You are absolutely correct Ted. Keeping it simple will work for the vast majority of applications in a residential setting. As it sure can, and does, get pretty darn involved when trying to isolate certain troublesome frequencies (i.e., trains, planes, automobiles (yeah, I know, that's a movie!!:w00t, various industrial noises, etc, all with potentially varying frequencies). I have in the past worked with a world renowned recording studio (control rooms) designer, Tom Hidley, and tuning rooms down to 18 - 20 Hz was quite the challenge (at least it was a little over 10-15 years ago), particularly at different locations.


----------



## Ted White (Jun 23, 2009)

Wow. That's not your daddy's studio, now is it?

I can tell you that designs that isolate at 15Hz are still a bear to build, just like 15 years ago. 

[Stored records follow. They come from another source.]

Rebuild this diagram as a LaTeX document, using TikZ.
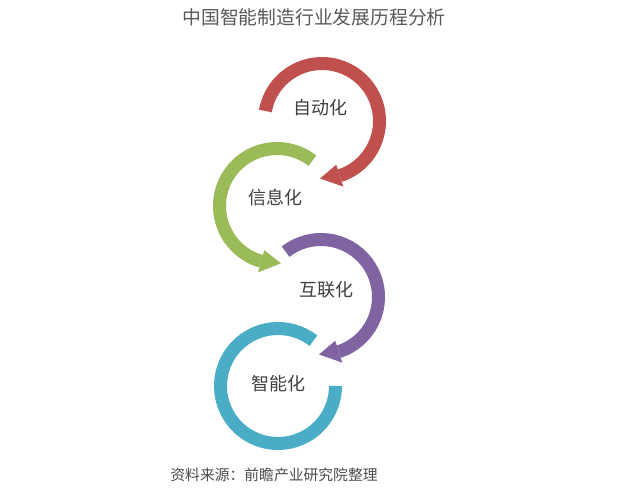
\documentclass[tikz,border=0pt]{standalone}
\usepackage{fontspec}
\setmainfont{Noto Sans CJK SC}
\usetikzlibrary{calc}
\begin{document}
\begin{tikzpicture}[x=1pt,y=1pt,
  band/.style={line width=13pt},
  lbl/.style={text=black!75, font=\fontsize{18}{18}\selectfont, inner sep=0pt},
  ttl/.style={text=black!65, font=\fontsize{18.8}{19}\selectfont, inner sep=0pt},
  src/.style={text=black!70, font=\fontsize{14.8}{15}\selectfont, inner sep=0pt}]
\definecolor{cred}{HTML}{C0504D}
\definecolor{cgreen}{HTML}{9BBB59}
\definecolor{cpurple}{HTML}{8064A2}
\definecolor{cteal}{HTML}{4BACC6}
\path[fill=white,use as bounding box] (0,0) rectangle (640,493);
% centres
\coordinate (cr) at (322,372);
\coordinate (cg) at (277,287);
\coordinate (cp) at (321,196);
\coordinate (ct) at (278,107);
\def\rr{57.5}
% red
\draw[band,cred] ($(cr)+(170:\rr)$) arc[start angle=170,end angle=-72,radius=\rr];
\fill[cred] ($(cr)+(-72:46)$) -- ($(cr)+(-72:69)$) -- ($(cr)+(-92:\rr)$) -- cycle;
% green
\draw[band,cgreen] ($(cg)+(52:\rr)$) arc[start angle=52,end angle=254,radius=\rr];
\fill[cgreen] ($(cg)+(254:46)$) -- ($(cg)+(254:69)$) -- ($(cg)+(274:\rr)$) -- cycle;
% purple
\draw[band,cpurple] ($(cp)+(128:\rr)$) arc[start angle=128,end angle=-72,radius=\rr];
\fill[cpurple] ($(cp)+(-72:46)$) -- ($(cp)+(-72:69)$) -- ($(cp)+(-92:\rr)$) -- cycle;
% teal
\draw[band,cteal] ($(ct)+(52:\rr)$) arc[start angle=52,end angle=360,radius=\rr];
% labels
\node[lbl] (l1) at (320,385) {自动化};
\node[lbl] (l2) at (275,295) {信息化};
\node[lbl] (l3) at (326,203) {互联化};
\node[lbl] (l4) at (278,109) {智能化};
\node[ttl] (title) at (314,476) {中国智能制造行业发展历程分析};
\node[src] (source) at (274,18) {资料来源：前瞻产业研究院整理};
\end{tikzpicture}
\end{document}
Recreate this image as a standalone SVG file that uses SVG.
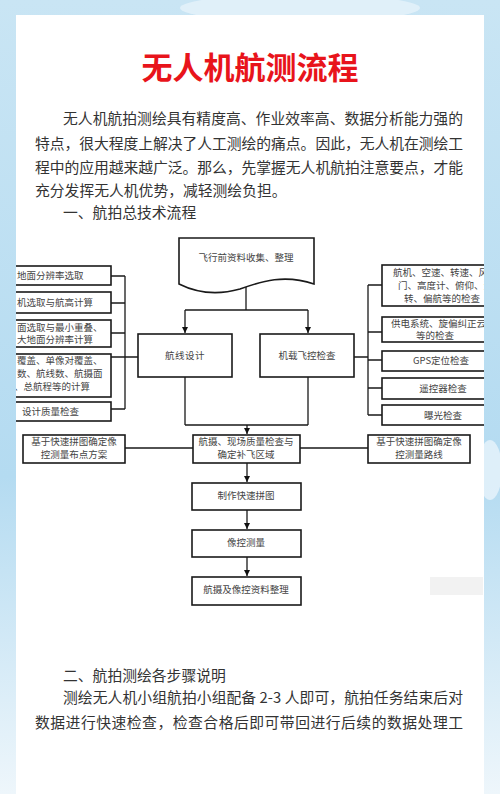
<svg xmlns="http://www.w3.org/2000/svg" width="500" height="794" viewBox="0 0 500 794">
<defs>
<linearGradient id="bg" x1="0" y1="0" x2="0" y2="1">
<stop offset="0" stop-color="#c9e5f4"/>
<stop offset="0.6" stop-color="#b4dbf1"/>
<stop offset="1" stop-color="#eef6fb"/>
</linearGradient>
<clipPath id="card"><rect x="16" y="15" width="468" height="779"/></clipPath>
<marker id="arr" viewBox="0 0 10 10" refX="10" refY="5" markerWidth="5" markerHeight="5" orient="auto"><path d="M0,0 L10,5 L0,10 Z" fill="#111"/></marker>
<style>
.box{fill:#fff;stroke:#1a1a1a;stroke-width:1.6}
.ln{fill:none;stroke:#1a1a1a;stroke-width:1.3}
.t{font-family:"Noto Sans CJK SC","Liberation Serif",sans-serif;font-size:9.5px;fill:#444}
.tc{text-anchor:middle}
.body{font-family:"Noto Sans CJK SC","Liberation Serif",sans-serif;font-size:14.8px;fill:#333}
</style>
</defs>
<rect x="0" y="0" width="500" height="794" fill="url(#bg)"/>
<ellipse cx="300" cy="8" rx="120" ry="14" fill="#e6f3fa" opacity="0.8"/>
<ellipse cx="490" cy="470" rx="12" ry="30" fill="#e8f4fb" opacity="0.8"/>
<rect x="16" y="15" width="468" height="779" fill="#fff"/>
<rect x="430" y="577" width="53" height="18" fill="#ececec" opacity="0.7"/>

<text x="250" y="79" text-anchor="middle" font-family="'Noto Sans CJK SC',sans-serif" font-weight="700" font-size="31" fill="#e8141b">无人机航测流程</text>

<g id="intro">
<text class="body" x="63" y="124" textLength="400" lengthAdjust="spacing">无人机航拍测绘具有精度高、作业效率高、数据分析能力强的</text>
<text class="body" x="35" y="149" textLength="428" lengthAdjust="spacing">特点，很大程度上解决了人工测绘的痛点。因此，无人机在测绘工</text>
<text class="body" x="35" y="173" textLength="428" lengthAdjust="spacing">程中的应用越来越广泛。那么，先掌握无人机航拍注意要点，才能</text>
<text class="body" x="35" y="196">充分发挥无人机优势，减轻测绘负担。</text>
<text class="body" x="63" y="218">一、航拍总技术流程</text>
</g>

<g clip-path="url(#card)">
<g id="connectors">
<path class="ln" d="M246,284 V310 M185,310 H308"/>
<path class="ln" d="M185,310 V333" marker-end="url(#arr)"/>
<path class="ln" d="M308,310 V333" marker-end="url(#arr)"/>
<path class="ln" d="M125,276 V409 M111,276 H125 M111,303 H125 M111,333 H125 M111,357 H138 M111,409 H125"/>
<path class="ln" d="M368,285 V415 M354,357 H368 M368,285 H382 M368,332 H382 M368,360 H382 M368,388 H382 M368,415 H382"/>
<path class="ln" d="M185,377 V425 M308,377 V425 M185,425 H308"/>
<path class="ln" d="M247,425 V434" marker-end="url(#arr)"/>
<path class="ln" d="M125,448 H193 M300,448 H368"/>
<path class="ln" d="M247,463 V482" marker-end="url(#arr)"/>
<path class="ln" d="M247,510 V529" marker-end="url(#arr)"/>
<path class="ln" d="M247,557 V576" marker-end="url(#arr)"/>
</g>

<g id="n-prep">
<path class="box" d="M179,238 H314 V284 C285,274 262,281 240,289 C215,296 195,292 179,284 Z"/>
<text class="t tc" x="246" y="261">飞行前资料收集、整理</text>
</g>
<g id="n-route">
<rect class="box" x="138" y="334" width="94" height="43"/>
<text class="t tc" x="185" y="359" letter-spacing="0.5">航线设计</text>
</g>
<g id="n-fc">
<rect class="box" x="260" y="334" width="94" height="43"/>
<text class="t tc" x="307" y="359">机载飞控检查</text>
</g>

<g id="n-l1"><rect class="box" x="6" y="266" width="105" height="19"/><text class="t" x="17" y="279">地面分辨率选取</text></g>
<g id="n-l2"><rect class="box" x="6" y="292" width="105" height="21"/><text class="t" x="17" y="306">机选取与航高计算</text></g>
<g id="n-l3"><rect class="box" x="6" y="320" width="105" height="27"/><text class="t" x="17" y="330.5">面选取与最小重叠、</text><text class="t" x="17" y="343.2">大地面分辨率计算</text></g>
<g id="n-l4"><rect class="box" x="6" y="354" width="105" height="43"/><text class="t" x="17" y="364">覆盖、单像对覆盖、</text><text class="t" x="17" y="377">数、航线数、航摄面</text><text class="t" x="14" y="390">、总航程等的计算</text></g>
<g id="n-l5"><rect class="box" x="6" y="402" width="105" height="19"/><text class="t" x="22" y="415">设计质量检查</text></g>

<g id="n-r1"><rect class="box" x="382" y="265" width="110" height="41"/><text class="t" x="393" y="275.5">航机、空速、转速、风</text><text class="t" x="398" y="288.5">门、高度计、俯仰、滚</text><text class="t" x="404" y="301.5">转、偏航等的检查</text></g>
<g id="n-r2"><rect class="box" x="382" y="317" width="110" height="25"/><text class="t" x="391" y="326.5">供电系统、旋偏纠正云台</text><text class="t tc" x="435" y="339.3">等的检查</text></g>
<g id="n-r3"><rect class="box" x="382" y="351" width="110" height="20"/><text class="t tc" x="441" y="364">GPS定位检查</text></g>
<g id="n-r4"><rect class="box" x="382" y="378" width="110" height="21"/><text class="t tc" x="443" y="392">遥控器检查</text></g>
<g id="n-r5"><rect class="box" x="382" y="405" width="110" height="20"/><text class="t tc" x="443" y="419">曝光检查</text></g>
</g>

<g id="n-aerial"><rect class="box" x="193" y="435" width="107" height="28"/><text class="t tc" x="246" y="445">航摄、现场质量检查与</text><text class="t tc" x="246" y="457.5">确定补飞区域</text></g>
<g id="n-left"><rect class="box" x="23" y="435" width="102" height="28"/><text class="t tc" x="74" y="445">基于快速拼图确定像</text><text class="t tc" x="74" y="457.5">控测量布点方案</text></g>
<g id="n-right"><rect class="box" x="368" y="435" width="102" height="28"/><text class="t tc" x="419" y="445">基于快速拼图确定像</text><text class="t tc" x="419" y="457.5">控测量路线</text></g>
<g id="n-mosaic"><rect class="box" x="192" y="483" width="109" height="27"/><text class="t tc" x="246" y="499">制作快速拼图</text></g>
<g id="n-gcp"><rect class="box" x="192" y="530" width="109" height="27"/><text class="t tc" x="246" y="546">像控测量</text></g>
<g id="n-data"><rect class="box" x="192" y="577" width="109" height="28"/><text class="t tc" x="246" y="593">航摄及像控资料整理</text></g>

<g id="steps">
<text class="body" x="63" y="681">二、航拍测绘各步骤说明</text>
<text class="body" x="63" y="703" textLength="400" lengthAdjust="spacing">测绘无人机小组航拍小组配备 2-3 人即可，航拍任务结束后对</text>
<text class="body" x="35" y="728" textLength="428" lengthAdjust="spacing">数据进行快速检查，检查合格后即可带回进行后续的数据处理工</text>
</g>
</svg>
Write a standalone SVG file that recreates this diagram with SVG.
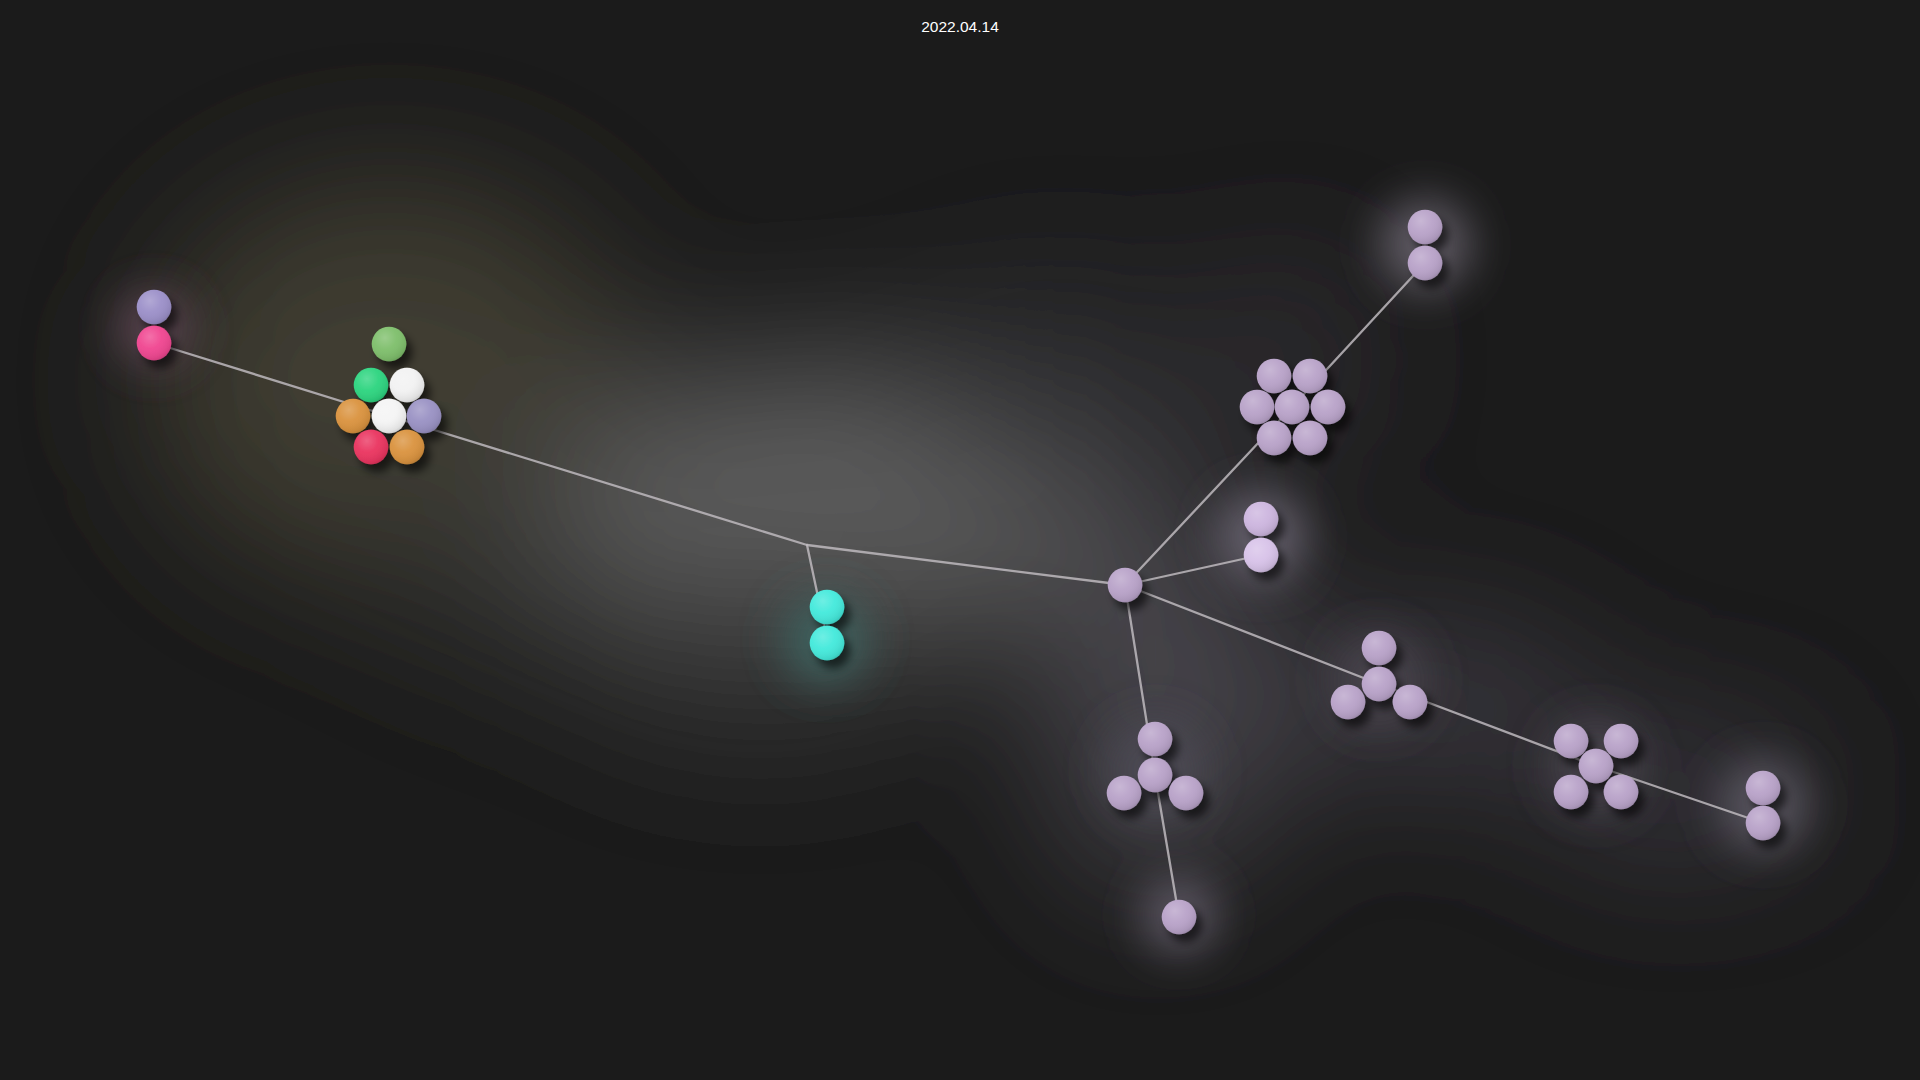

Thanks for bringing that up!


----------



## Jeff G (Apr 5, 2010)

Ted White said:


> Wow. That's not your daddy's studio, now is it?
> 
> I can tell you that designs that isolate at 15Hz are still a bear to build, just like 15 years ago.
> 
> Thanks for bringing that up!


No Sir, not me mommies studio either!:jester::w00t::laughing::shutup:

I've worked at Kiva/House of Blues - Memphis, Oceanway - Nashville, and Kiva - Los Angles. Also worked at Kiva/House of Blues in Memphis for a little over 5 years (hiatus from construction) doing some engineering and production work. I had a lot of fun, but put in a lot of hours too.

For many years, I used to get a free subscription to Mix Magazine (let it lapse whilst relocating) where as I would keep up with industry news and such. I was not aware of isolating down to 15Hz. I bet that is rather challenging. But, personally, I love a good challenge!:thumbsup:

Thanks for posting all you have Ted. Very helpful stuff!:thumbup:


----------



## joesmith (Aug 25, 2009)

Ted White said:


> Good thought. MLV is heavy. Good source of mass. So is drywall. So is subflooring.


I'm thinking just mass loaded vinyl would work for some soundproofing.


----------